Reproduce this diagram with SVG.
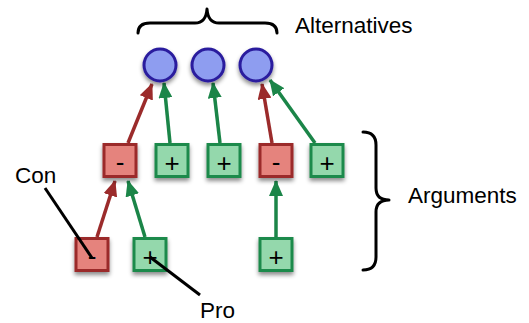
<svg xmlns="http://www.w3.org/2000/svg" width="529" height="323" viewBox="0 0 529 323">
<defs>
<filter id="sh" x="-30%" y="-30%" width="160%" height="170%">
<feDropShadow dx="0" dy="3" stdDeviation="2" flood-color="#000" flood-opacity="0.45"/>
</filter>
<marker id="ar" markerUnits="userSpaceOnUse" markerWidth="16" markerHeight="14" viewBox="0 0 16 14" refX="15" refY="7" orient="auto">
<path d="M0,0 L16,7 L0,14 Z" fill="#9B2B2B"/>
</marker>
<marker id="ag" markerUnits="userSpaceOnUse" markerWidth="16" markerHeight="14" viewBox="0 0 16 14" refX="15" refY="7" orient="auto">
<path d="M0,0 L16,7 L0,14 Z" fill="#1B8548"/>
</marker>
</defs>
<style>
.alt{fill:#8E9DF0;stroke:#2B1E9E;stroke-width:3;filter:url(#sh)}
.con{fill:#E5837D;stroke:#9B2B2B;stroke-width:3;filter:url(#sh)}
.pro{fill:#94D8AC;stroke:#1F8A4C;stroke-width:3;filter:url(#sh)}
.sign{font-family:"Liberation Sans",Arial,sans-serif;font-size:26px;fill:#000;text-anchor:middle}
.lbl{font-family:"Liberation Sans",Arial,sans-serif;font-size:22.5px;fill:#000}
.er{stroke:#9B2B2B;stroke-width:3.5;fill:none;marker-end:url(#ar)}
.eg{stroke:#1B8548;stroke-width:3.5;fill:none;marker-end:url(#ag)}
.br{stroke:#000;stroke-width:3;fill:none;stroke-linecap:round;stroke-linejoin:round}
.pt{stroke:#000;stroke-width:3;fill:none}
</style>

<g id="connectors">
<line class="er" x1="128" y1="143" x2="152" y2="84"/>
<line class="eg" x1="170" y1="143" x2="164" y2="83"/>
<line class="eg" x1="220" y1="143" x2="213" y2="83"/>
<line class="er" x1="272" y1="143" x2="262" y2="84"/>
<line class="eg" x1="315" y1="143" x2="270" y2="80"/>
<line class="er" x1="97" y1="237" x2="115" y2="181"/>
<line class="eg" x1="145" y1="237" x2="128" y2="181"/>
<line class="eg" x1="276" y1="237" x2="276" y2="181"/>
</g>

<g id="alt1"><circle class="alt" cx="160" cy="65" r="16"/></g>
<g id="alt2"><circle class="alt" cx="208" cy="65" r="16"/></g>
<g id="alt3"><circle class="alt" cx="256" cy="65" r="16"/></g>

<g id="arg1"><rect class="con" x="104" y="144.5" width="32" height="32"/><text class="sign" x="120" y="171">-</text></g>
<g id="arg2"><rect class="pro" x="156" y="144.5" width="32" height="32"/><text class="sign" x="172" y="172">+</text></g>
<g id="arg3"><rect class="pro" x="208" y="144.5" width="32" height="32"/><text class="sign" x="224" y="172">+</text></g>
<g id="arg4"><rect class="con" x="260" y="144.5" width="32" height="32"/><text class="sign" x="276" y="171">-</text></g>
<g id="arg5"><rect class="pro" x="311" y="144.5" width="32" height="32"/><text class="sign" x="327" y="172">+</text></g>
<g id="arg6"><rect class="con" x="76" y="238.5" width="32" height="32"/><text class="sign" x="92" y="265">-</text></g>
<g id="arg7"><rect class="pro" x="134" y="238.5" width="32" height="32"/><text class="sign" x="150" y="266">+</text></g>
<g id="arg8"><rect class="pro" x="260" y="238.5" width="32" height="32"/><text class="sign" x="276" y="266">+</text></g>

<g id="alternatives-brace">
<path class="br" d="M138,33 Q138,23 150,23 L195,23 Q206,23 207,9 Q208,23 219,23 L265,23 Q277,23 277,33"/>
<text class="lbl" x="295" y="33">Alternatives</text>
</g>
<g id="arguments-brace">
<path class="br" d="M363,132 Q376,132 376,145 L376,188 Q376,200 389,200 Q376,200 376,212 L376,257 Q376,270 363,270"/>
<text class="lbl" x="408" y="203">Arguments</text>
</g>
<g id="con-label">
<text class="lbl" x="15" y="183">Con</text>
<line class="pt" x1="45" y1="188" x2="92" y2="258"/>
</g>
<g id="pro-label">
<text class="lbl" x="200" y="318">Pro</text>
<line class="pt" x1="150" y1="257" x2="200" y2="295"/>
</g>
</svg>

### Aim
What is needed is an exact reproduction of the data, pictures excluded.

### Problem solution
Reproduce this diagram with SVG.
<svg xmlns="http://www.w3.org/2000/svg" width="529" height="323" viewBox="0 0 529 323">
<defs>
<filter id="sh" x="-30%" y="-30%" width="160%" height="170%">
<feDropShadow dx="0" dy="3" stdDeviation="2" flood-color="#000" flood-opacity="0.45"/>
</filter>
<marker id="ar" markerUnits="userSpaceOnUse" markerWidth="16" markerHeight="14" viewBox="0 0 16 14" refX="15" refY="7" orient="auto">
<path d="M0,0 L16,7 L0,14 Z" fill="#9B2B2B"/>
</marker>
<marker id="ag" markerUnits="userSpaceOnUse" markerWidth="16" markerHeight="14" viewBox="0 0 16 14" refX="15" refY="7" orient="auto">
<path d="M0,0 L16,7 L0,14 Z" fill="#1B8548"/>
</marker>
</defs>
<style>
.alt{fill:#8E9DF0;stroke:#2B1E9E;stroke-width:3;filter:url(#sh)}
.con{fill:#E5837D;stroke:#9B2B2B;stroke-width:3;filter:url(#sh)}
.pro{fill:#94D8AC;stroke:#1F8A4C;stroke-width:3;filter:url(#sh)}
.sign{font-family:"Liberation Sans",Arial,sans-serif;font-size:26px;fill:#000;text-anchor:middle}
.lbl{font-family:"Liberation Sans",Arial,sans-serif;font-size:22.5px;fill:#000}
.er{stroke:#9B2B2B;stroke-width:3.5;fill:none;marker-end:url(#ar)}
.eg{stroke:#1B8548;stroke-width:3.5;fill:none;marker-end:url(#ag)}
.br{stroke:#000;stroke-width:3;fill:none;stroke-linecap:round;stroke-linejoin:round}
.pt{stroke:#000;stroke-width:3;fill:none}
</style>

<g id="connectors">
<line class="er" x1="128" y1="143" x2="152" y2="84"/>
<line class="eg" x1="170" y1="143" x2="164" y2="83"/>
<line class="eg" x1="220" y1="143" x2="213" y2="83"/>
<line class="er" x1="272" y1="143" x2="262" y2="84"/>
<line class="eg" x1="315" y1="143" x2="270" y2="80"/>
<line class="er" x1="97" y1="237" x2="115" y2="181"/>
<line class="eg" x1="145" y1="237" x2="128" y2="181"/>
<line class="eg" x1="276" y1="237" x2="276" y2="181"/>
</g>

<g id="alt1"><circle class="alt" cx="160" cy="65" r="16"/></g>
<g id="alt2"><circle class="alt" cx="208" cy="65" r="16"/></g>
<g id="alt3"><circle class="alt" cx="256" cy="65" r="16"/></g>

<g id="arg1"><rect class="con" x="104" y="144.5" width="32" height="32"/><text class="sign" x="120" y="171">-</text></g>
<g id="arg2"><rect class="pro" x="156" y="144.5" width="32" height="32"/><text class="sign" x="172" y="172">+</text></g>
<g id="arg3"><rect class="pro" x="208" y="144.5" width="32" height="32"/><text class="sign" x="224" y="172">+</text></g>
<g id="arg4"><rect class="con" x="260" y="144.5" width="32" height="32"/><text class="sign" x="276" y="171">-</text></g>
<g id="arg5"><rect class="pro" x="311" y="144.5" width="32" height="32"/><text class="sign" x="327" y="172">+</text></g>
<g id="arg6"><rect class="con" x="76" y="238.5" width="32" height="32"/><text class="sign" x="92" y="265">-</text></g>
<g id="arg7"><rect class="pro" x="134" y="238.5" width="32" height="32"/><text class="sign" x="150" y="266">+</text></g>
<g id="arg8"><rect class="pro" x="260" y="238.5" width="32" height="32"/><text class="sign" x="276" y="266">+</text></g>

<g id="alternatives-brace">
<path class="br" d="M138,33 Q138,23 150,23 L195,23 Q206,23 207,9 Q208,23 219,23 L265,23 Q277,23 277,33"/>
<text class="lbl" x="295" y="33">Alternatives</text>
</g>
<g id="arguments-brace">
<path class="br" d="M363,132 Q376,132 376,145 L376,188 Q376,200 389,200 Q376,200 376,212 L376,257 Q376,270 363,270"/>
<text class="lbl" x="408" y="203">Arguments</text>
</g>
<g id="con-label">
<text class="lbl" x="15" y="183">Con</text>
<line class="pt" x1="45" y1="188" x2="92" y2="258"/>
</g>
<g id="pro-label">
<text class="lbl" x="200" y="318">Pro</text>
<line class="pt" x1="150" y1="257" x2="200" y2="295"/>
</g>
</svg>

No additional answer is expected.